Harold Brown, the longest serving parish council representative on the Yorkshire Dales National Park Authority (YDNPA), has resigned due to ill health.
In 1996 Brown was among the first group of parish council representatives to be appointed to the Authority by the Secretary of State. By then he had been chairman of Grinton parish council for 11 years following in the footsteps of his father and grandfather not only as a parish councillor but as a respected hill farmer.
During his 20 years as a member of the YDNPA he has been the Authority’s deputy chairman and also chairman of its planning committee. Following a stroke in January 2015 he was only able to attend Authority meetings thanks to the assistance of his wife, Kathleen. He continued as deputy chairman of the planning committee until August this year.
He said: “I have represented the beating heart of this community for 20 years. It is with some regret and with some reluctance that I have had to stand down.”
North Yorkshire County Councillor John Blackie commented: “In Harold Brown standing down from the YDNPA, and particularly from the Planning Committee we have lost, at our peril, a wonderful advocate for the deeply rural Upper Dales: unswervingly loyal to the very best interests of all of us who live and work here; to the prosperity of our local businesses, never forgetting this category includes our farming enterprises; and to the very well-being of our local communities.

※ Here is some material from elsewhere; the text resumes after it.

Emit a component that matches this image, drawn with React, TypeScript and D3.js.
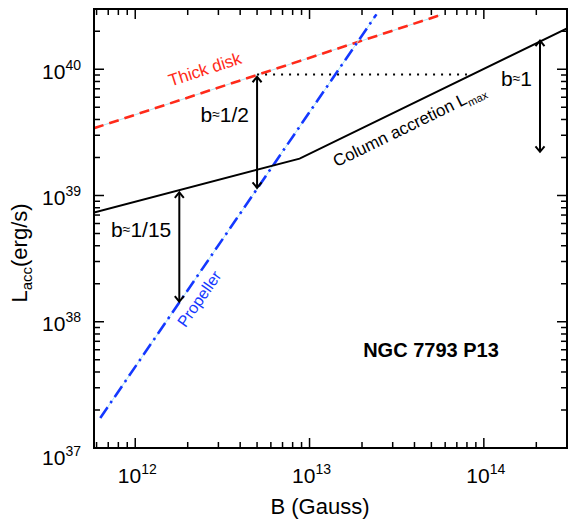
import React, { useEffect, useRef } from 'react';
import * as d3 from 'd3';

const width = 568;
const height = 520;

// axis ranges (B in Gauss, L in erg/s)
const bRange = [5.8e11, 3.0e14];
const lRange = [1e37, 3.0e40];

// model curves
const thickDiskB = [5.8e11, 5.6e13];
const thickDiskL = [3.41e39, 2.68e40];
const propellerB = [6.3e11, 2.42e13];
const propellerL = [1.73e37, 2.72e40];
const columnB = [5.8e11, 8.77e12, 3.0e14];
const columnL = [7.33e38, 1.96e39, 2.11e40];
const dottedB = [5.0e12, 8.0e13];
const dottedL = [9.1e39, 9.1e39];

// double-headed arrows
const arrowB = [1.79e12, 5.0e12, 2.1e14];
const arrowTop = [1.07e39, 8.8e39, 1.7e40];
const arrowBottom = [1.43e38, 1.14e39, 2.2e39];
const arrowLabels = ['1/15', '1/2', '1'];

const font = '"Liberation Sans", Arial, sans-serif';

function App() {
  const ref = useRef<SVGSVGElement>(null);

  useEffect(() => {
    const svg = d3.select(ref.current);
    svg.selectAll('*').remove();

    const margin = { top: 9, right: 1, bottom: 72, left: 94 };
    const x = d3.scaleLog().domain(bRange).range([margin.left, width - margin.right]);
    const y = d3.scaleLog().domain(lRange).range([height - margin.bottom, margin.top]);
    const [x0, x1] = x.range();
    const [y0, y1] = y.range();

    const defs = svg.append('defs');
    defs.append('clipPath').attr('id', 'plotclip')
      .append('rect').attr('x', x0).attr('y', y1).attr('width', x1 - x0).attr('height', y0 - y1);
    ['start', 'end'].forEach(k => {
      defs.append('marker')
        .attr('id', 'arr-' + k)
        .attr('viewBox', '-6 -6 12 12')
        .attr('markerWidth', 12).attr('markerHeight', 12)
        .attr('markerUnits', 'userSpaceOnUse')
        .attr('orient', k === 'end' ? 'auto' : 'auto-start-reverse')
        .append('path')
        .attr('d', 'M -5 -4.5 L 0.5 0 L -5 4.5')
        .attr('fill', 'none').attr('stroke', '#000').attr('stroke-width', 2);
    });

    const isMajor = (v: number) => Math.abs(Math.log10(v) - Math.round(Math.log10(v))) < 1e-6;

    // ticks on all four sides, pointing inward
    const ax = svg.append('g').attr('stroke', '#000').attr('stroke-width', 1.5);
    x.ticks().forEach(t => {
      const len = isMajor(t) ? 10 : 6;
      ax.append('line').attr('x1', x(t)).attr('x2', x(t)).attr('y1', y0).attr('y2', y0 - len);
      ax.append('line').attr('x1', x(t)).attr('x2', x(t)).attr('y1', y1).attr('y2', y1 + len);
    });
    y.ticks().forEach(t => {
      const len = isMajor(t) ? 10 : 6;
      ax.append('line').attr('y1', y(t)).attr('y2', y(t)).attr('x1', x0).attr('x2', x0 + len);
      ax.append('line').attr('y1', y(t)).attr('y2', y(t)).attr('x1', x1).attr('x2', x1 - len);
    });

    // tick labels
    const lab = svg.append('g').attr('font-family', font).attr('fill', '#000');
    x.ticks().filter(isMajor).forEach(t => {
      const tx = lab.append('text').attr('x', x(t) + 2).attr('y', y0 + 35)
        .attr('text-anchor', 'middle').attr('font-size', 21);
      tx.append('tspan').text('10');
      tx.append('tspan').attr('dy', -9).attr('font-size', 14).text(String(Math.round(Math.log10(t))));
    });
    y.ticks().filter(isMajor).forEach(t => {
      const low = Math.abs(y(t) - y0) < 1;
      const tx = lab.append('text').attr('x', x0 - 13).attr('y', y(t) + (low ? 17 : 9.5))
        .attr('text-anchor', 'end').attr('font-size', 21);
      tx.append('tspan').text('10');
      tx.append('tspan').attr('dy', -9).attr('font-size', 14).text(String(Math.round(Math.log10(t))));
    });

    // axis titles
    lab.append('text').attr('x', 320).attr('y', 514)
      .attr('text-anchor', 'middle').attr('font-size', 22).text('B (Gauss)');
    const yt = lab.append('text')
      .attr('transform', `translate(27, 253) rotate(-90)`)
      .attr('text-anchor', 'middle').attr('font-size', 22);
    yt.append('tspan').text('L');
    yt.append('tspan').attr('dy', 5).attr('font-size', 15).text('acc');
    yt.append('tspan').attr('dy', -5).text('(erg/s)');

    const plot = svg.append('g').attr('clip-path', 'url(#plotclip)');
    const line = d3.line<[number, number]>().x(d => x(d[0])).y(d => y(d[1]));
    const pts = (bs: number[], ls: number[]) => bs.map((b, i) => [b, ls[i]] as [number, number]);

    // thick disk
    plot.append('path').attr('d', line(pts(thickDiskB, thickDiskL)))
      .attr('stroke', '#aee6f5').attr('stroke-width', 1).attr('fill', 'none');
    plot.append('path').attr('d', line(pts(thickDiskB, thickDiskL)))
      .attr('stroke', '#ff2a1a').attr('stroke-width', 2.6).attr('fill', 'none')
      .attr('stroke-dasharray', '10 6');

    // propeller
    plot.append('path').attr('d', line(pts(propellerB, propellerL)))
      .attr('stroke', '#aee6f5').attr('stroke-width', 1).attr('fill', 'none');
    plot.append('path').attr('d', line(pts(propellerB, propellerL)))
      .attr('stroke', '#1438ff').attr('stroke-width', 2.6).attr('fill', 'none')
      .attr('stroke-dasharray', '13 5 2.5 5');

    // column accretion
    plot.append('path').attr('d', line(pts(columnB, columnL)))
      .attr('stroke', '#000').attr('stroke-width', 2).attr('fill', 'none');

    // dotted level
    plot.append('path').attr('d', line(pts(dottedB, dottedL)))
      .attr('stroke', '#000').attr('stroke-width', 2).attr('fill', 'none')
      .attr('stroke-dasharray', '2 6');

    // arrows
    arrowB.forEach((b, i) => {
      const top = y(arrowTop[i]);
      const bot = y(arrowBottom[i]);
      plot.append('line')
        .attr('x1', x(b)).attr('x2', x(b)).attr('y1', top + 1).attr('y2', bot - 1)
        .attr('stroke', '#000').attr('stroke-width', 2)
        .attr('marker-start', 'url(#arr-start)').attr('marker-end', 'url(#arr-end)');
      const t = svg.append('text').attr('font-family', font).attr('font-size', 21)
        .attr('x', x(b) - 8).attr('y', (top + bot) / 2 - 10)
        .attr('text-anchor', 'end');
      t.append('tspan').text('b');
      t.append('tspan').attr('font-size', 14).attr('dy', -3).text('≈');
      t.append('tspan').attr('dy', 3).text(arrowLabels[i]);
    });

    // curve labels
    svg.append('text').attr('font-family', font).attr('font-size', 17).attr('fill', '#ff2a1a')
      .attr('transform', `translate(${x(1.6e12)}, ${y(7.3e39)}) rotate(-18)`)
      .text('Thick disk');
    svg.append('text').attr('font-family', font).attr('font-size', 16).attr('fill', '#1438ff')
      .attr('transform', `translate(${x(1.94e12)}, ${y(8.9e37)}) rotate(-55)`)
      .text('Propeller');
    const ct = svg.append('text').attr('font-family', font).attr('font-size', 17).attr('fill', '#000')
      .attr('transform', `translate(${x(1.43e13)}, ${y(1.67e39)}) rotate(-26)`);
    ct.append('tspan').text('Column accretion L');
    ct.append('tspan').attr('font-size', 11).attr('dy', 4).text('max');

    svg.append('text').attr('font-family', font).attr('font-size', 20).attr('font-weight', 'bold')
      .attr('x', 431).attr('y', 357).attr('text-anchor', 'middle').text('NGC 7793 P13');

    // frame
    svg.append('rect').attr('x', x0).attr('y', y1).attr('width', x1 - x0).attr('height', y0 - y1)
      .attr('fill', 'none').attr('stroke', '#000').attr('stroke-width', 2);
  }, []);

  return (
    <svg ref={ref} width={width} height={height}
      style={{ position: 'absolute', left: 0, top: 0, background: '#fff' }} />
  );
}

export default App;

“Harold was highly respected by both officers and his fellow members on the YDNPA, even those who perhaps did not share his instinctive passion for securing the very best for all the local people here in the Upper Dales, and beyond in the remainder of the National Park. He was incredibly well-informed on farming issues, and ever ready to stand up to be counted for us all.
“Sadly ill health has prevented him carrying on his excellent work over very nearly 20 years of his membership of the YDNPA but the memories of his various contributions to debates and discussions at the Park, and the many achievements in both planning and policy-making that he, along with others who shared his view of the huge importance of vibrant local communities, helped shape will live on for a long, long time to come.
“I personally will miss him dreadfully as we worked so very well together. He was always very supportive of me, and at times he could exert a steadying influence when I was intending to move into over-drive! 0
“In our heyday James Kendall, Harold and I were nicknamed by a well-known member of the YDNPA at the time as The Swaledale Mafia (me because as a County Councillor I represented both Swaledale and Wensleydale) – mainly because we made the Planning Committee offers it could not refuse! Like the Camms Barn on High Abbotside, like the Sports Centre at Reeth, like the renewal permission for The Scott Trial, like so many more – all planning applications recommended for refusal by planning officers but overturned by the compelling arguments and the powerful advocacy that we put forward on behalf of our local communities.
“I very much hope that Harold’s health issues can be resolved so he can enjoy his retirement, resting in the knowledge he has done his very best and achieved a great deal at the YDNPA for our local communities here in the Upper Dales.”